Dexter Sinister. At 1.1 Scale

"At 1:1 Scale.", der Titel der Ausstellung von Dexter Sinister, ist dem zweiten Band des Romans "Sylvie and Bruno Concluded" (1893; dt. Sylvie und Bruno, übers. von Dieter H. Stündel, 1986) von Lewis Carroll entlehnt. In dem Roman wird die wunderliche Geschichte der Entstehung einer Landkarte erwähnt, die im Maßstab von einer Landmeile zu einer Landmeile gezeichnet ist:

"We very soon got to six yards to the mile. Then we tried a hundred yards to the mile. And then came the grandest idea of all! We actually made a map of the country, on the scale of a mile to the mile! (...) It has never been spread out, yet (...) the farmers objected: they said it would cover the whole country, and shut out the sunlight! So now we use the country itself, as its own map, and I assure you it does nearly as well." (Lewis Carroll, Sylvie and Bruno Concluded, 1893)

Der kanadische Autor und Kunsttheoretiker Stephen Wright hat jüngst über eine Kunst geschrieben, die in ähnlicher Weise im Maßstab 1:1 operiert. Das heißt eine Kunst, die die Unterscheidung zwischen Repräsentation und Repräsentiertem auflöst. Sein Anliegen ist eine Kunst, bei der passive Betrachter zu aktiven "Benutzern" werden, die nicht nur betrachten, sondern gleichsam gestalten. Eine Kunst also, bei der die Grenze zwischen Produktion und Konsumption aufgelöst wird, ähnlich wie bei zeitgenössischen Onlineplattformen.

Wie Carroll stellt Wright damit grundlegende Annahmen über die Rolle der maßstabsgetreu verkleinernden Wiedergabe als repräsentativem, der Wirklichkeit untergeordnetem Ersatz in Frage. Was geschieht mit der Repräsentation, wenn sie dem von ihr repräsentierten Gegenstand derart ähnlich wird, dass es unmöglich (bzw. sinnlos) wird, unterscheiden zu wollen, was real ist und was nicht?

Die Ausstellung von Dexter Sinister besteht aus einer einzigen Animation, die den Titel "an erA" trägt und speziell für die Arena konzipiert wurde. Als eine Art Gedächtnis-Landkarte des Ausstellungsraums, angelegt im Maßstab 1:1, archiviert die Arbeit hier gezeigte abgeschlossene wie aktuelle Projekte. Der sprechende Asterisk stammt aus einer gestaltwandlerischen Schriftart mit dem Namen "Meta-The-Difference-Between-The-2-Font-4-D", die ebenfalls von Dexter Sinister entworfen und programmiert wurde.

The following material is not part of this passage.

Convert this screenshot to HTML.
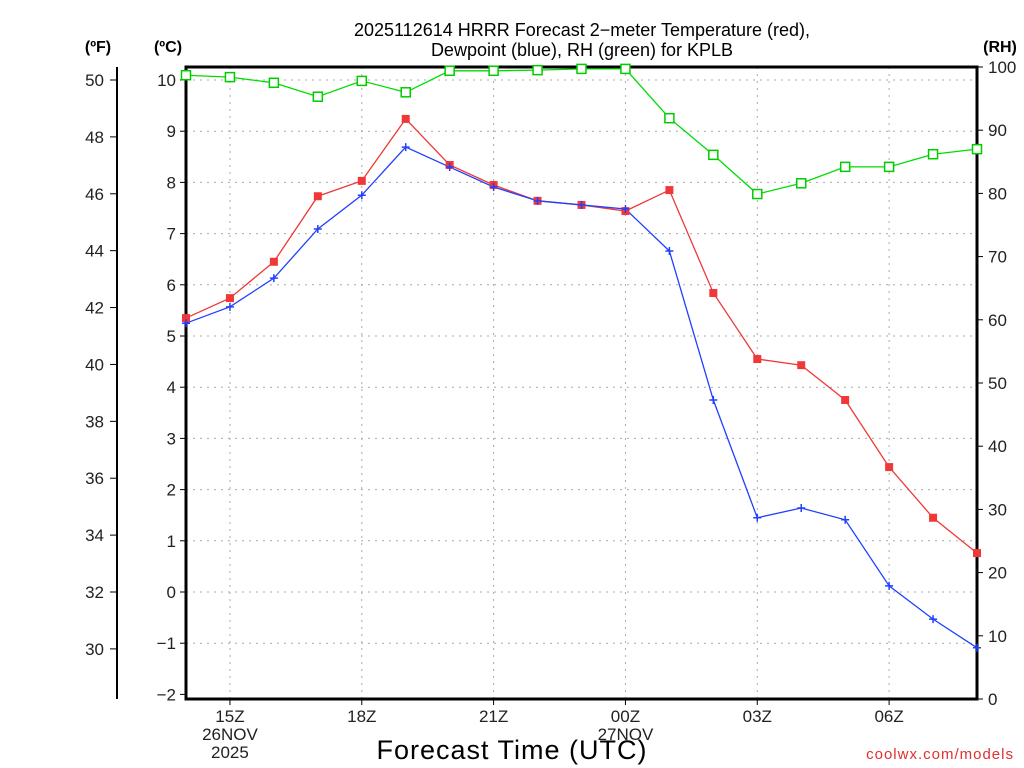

Er spricht mit einer Stimme, die aus Fetzen einer Rede der Kuratorin Isla Leaver-Yap gesampelt und anschließend von der Firma Cereproc Ltd. in Edinburgh digitalisiert wurde.

Bei Dexter Sinister handelt es sich um ein kollaboratives Projekt aus New York, das 2006 von Stuart Bailey (UK) und David Reinfurt (USA) gegründet wurde, um der Fließbandproduktion, wie sie von großen Verlagen betrieben wird, ein wirtschaftliches Modell des bedarfsorientierten Druckens entgegenzusetzen. Seither steht der Name verschiedentlich für einen Verlag, einen Workshop / Buchladen in der New Yorker Lower East Side sowie für Projekte und Arbeiten, die für und häufig auch in Kunstinstitutionen produziert werden.

Als Nachfolger von "Dot Dot Dot", einem ursprünglich von Stuart Bailey mitbegründeten Magazin, rief das Duo 2010 gemeinsam mit der Autorin und Künstlerin Angie Keefer die "Bulletins of The Serving Library" ins Leben. Die einzelnen Bulletins werden online als PDFs zum kostenfreien Download zur Verfügung gestellt, bevor sie gesammelt und analog jeweils im Juni und Dezember als Hardcopy erscheinen. Die Ausgaben sind häufig das Ergebnis von spezifischen Veranstaltungen oder Ausstellungskontexten. Alle bis heute erschienenen "Bulletins of The Serving Library" sind vor Ort erhältlich, zudem wird die Ausstellung von einem Veranstaltungstag anlässlich des Erscheinens der kommenden Ausgabe begleitet.